For an empire built on family-friendly entertainment, one of the great ironies of Disney has always been the enduring, irresistible appeal of its villains.
After all, who’d want to be Snow White, pining for some pallid prince, when you could be the wicked, magic-mirror-wielding queen; or aspire to be The Little Mermaid’s boy-besotted Ariel, when the fabulous, Divine-inspired sea witch Ursula is right there?
Give me single, sinister and stylish every time.
Disney seemed to acknowledge this with Maleficent (2014), their confused attempt to flesh out the evil doyenne of Sleeping Beauty, and now – in a spirit not unlike Warner Bros’ Oscar-winning meme magnet Joker (2019) – they’ve turned their attention to Cruella, the dog-napping high-fashion priestess who made the animated One Hundred and One Dalmatians (1961) (and its 90s live-action remake) so much more fun.
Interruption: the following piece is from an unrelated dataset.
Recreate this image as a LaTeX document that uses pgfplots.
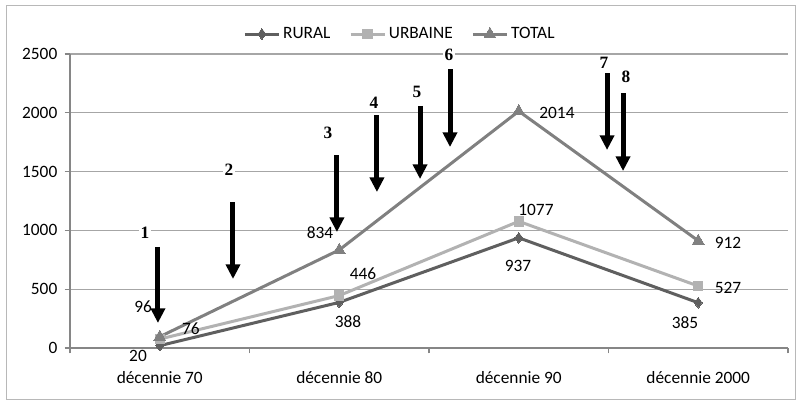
\documentclass[border=0pt]{standalone}
\usepackage{pgfplots}
\pgfplotsset{compat=1.18}
\usetikzlibrary{arrows.meta}
\usepackage{fontspec}
\setmainfont{Carlito}
\newfontfamily\tnr{Liberation Serif}
\definecolor{rural}{HTML}{5F5F5F}
\definecolor{urbaine}{HTML}{B2B2B2}
\definecolor{total}{HTML}{808080}
\definecolor{grid}{HTML}{A6A6A6}
\definecolor{axline}{HTML}{868686}
\begin{document}
\begin{tikzpicture}
% picture size = reference, 1px = 0.75pt
\path[use as bounding box] (-52.5pt,-39.75pt) rectangle (544.5pt,261pt);
\draw[color=grid!80, line width=0.6pt] (-48pt,-38.25pt) rectangle (543.75pt,257.25pt);
\begin{axis}[
    scale only axis,
    width=538.5pt, height=220.5pt,
    at={(0,0)}, anchor=south west,
    xmin=-0.5, xmax=3.5,
    ymin=0, ymax=2500,
    axis lines=left,
    axis line style={-, color=axline, line width=0.8pt},
    xtick={0,1,2,3},
    xticklabels={décennie 70, décennie 80, décennie 90, décennie 2000},
    minor xtick={-0.5,0.5,1.5,2.5,3.5},
    major x tick style={draw=none},
    minor x tick style={color=axline, line width=0.8pt},
    minor tick length=4pt,
    ytick={0,500,1000,1500,2000,2500},
    y tick style={color=axline, line width=0.8pt},
    major tick length=4pt,
    tick align=outside,
    ymajorgrids,
    grid style={color=grid, line width=0.8pt},
    tick label style={font=\fontsize{13}{15}\selectfont},
    xticklabel style={yshift=-10pt},
    yticklabel style={xshift=-2pt},
    /pgf/number format/assume math mode=true,
    /pgf/number format/1000 sep={},
    clip=false,
    legend style={at={(rel axis cs:0.46,1.068)}, anchor=center, draw=none,
        font=\fontsize{13}{15}\selectfont, legend columns=3,
        /tikz/every even column/.append style={column sep=12pt}},
    legend image code/.code={
        \draw[mark repeat=2,mark phase=2,#1] plot coordinates {(0cm,0cm) (0.45cm,0cm) (0.9cm,0cm)};},
]
\addplot[color=rural, line width=2.25pt, mark=diamond*, mark size=4pt,
    mark options={line width=0pt}] coordinates {(0,20) (1,388) (2,937) (3,385)};
\addlegendentry{RURAL}
\addplot[color=urbaine, line width=2.25pt, mark=square*, mark size=3.5pt,
    mark options={line width=0pt}] coordinates {(0,76) (1,446) (2,1077) (3,527)};
\addlegendentry{URBAINE}
\addplot[color=total, line width=2.25pt, mark=triangle*, mark size=5pt,
    mark options={line width=0pt}] coordinates {(0,96) (1,834) (2,2014) (3,912)};
\addlegendentry{TOTAL}

% data labels
\begin{scope}[every node/.style={font=\fontsize{13}{15}\selectfont, inner sep=1pt}]
\node at (axis cs:-0.121,-68) {20};
\node at (axis cs:0.174,162) {76};
\node at (axis cs:-0.093,349) {96};
\node at (axis cs:1.049,221) {388};
\node at (axis cs:1.132,629) {446};
\node at (axis cs:0.893,978) {834};
\node at (axis cs:1.996,697) {937};
\node at (axis cs:2.096,1173) {1077};
\node at (axis cs:2.213,1998) {2014};
\node at (axis cs:2.926,212) {385};
\node at (axis cs:3.166,510) {527};
\node at (axis cs:3.166,893) {912};
\end{scope}

% numbered arrows
\begin{scope}[every node/.style={font=\tnr\bfseries\fontsize{13}{15}\selectfont, fill=white, inner sep=1.5pt},
    arr/.style={line width=3.75pt, -{Triangle[width=10.5pt,length=11pt]}}]
\draw[arr] (axis cs:-0.010,859) -- (axis cs:-0.010,213);
\node at (axis cs:-0.082,978) {1};
\draw[arr] (axis cs:0.408,1241) -- (axis cs:0.408,587);
\node at (axis cs:0.386,1514) {2};
\draw[arr] (axis cs:0.987,1641) -- (axis cs:0.987,986);
\node at (axis cs:0.937,1828) {3};
\draw[arr] (axis cs:1.210,1981) -- (axis cs:1.210,1326);
\node at (axis cs:1.194,2083) {4};
\draw[arr] (axis cs:1.450,2058) -- (axis cs:1.450,1437);
\node at (axis cs:1.433,2177) {5};
\draw[arr] (axis cs:1.617,2372) -- (axis cs:1.617,1709);
\node at (axis cs:1.611,2491) {6};
\draw[arr] (axis cs:2.492,2338) -- (axis cs:2.492,1684);
\node at (axis cs:2.475,2423) {7};
\draw[arr] (axis cs:2.581,2168) -- (axis cs:2.581,1505);
\node at (axis cs:2.597,2304) {8};
\end{scope}
\end{axis}
\end{tikzpicture}
\end{document}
Directed by Australian filmmaker Craig Gillespie – whose depiction of another troubled beauty queen in I, Tonya must have endeared him to Disney executives – Cruella is an origin story of pop’s most infamous fur fetishist, loosely intended as a prequel to the Glenn Close film and set in a hyper-designed 70s London that it wears like a pair of knock-off, mall-bought Doc Martens. (Don’t look for any realistic economic squalor here.)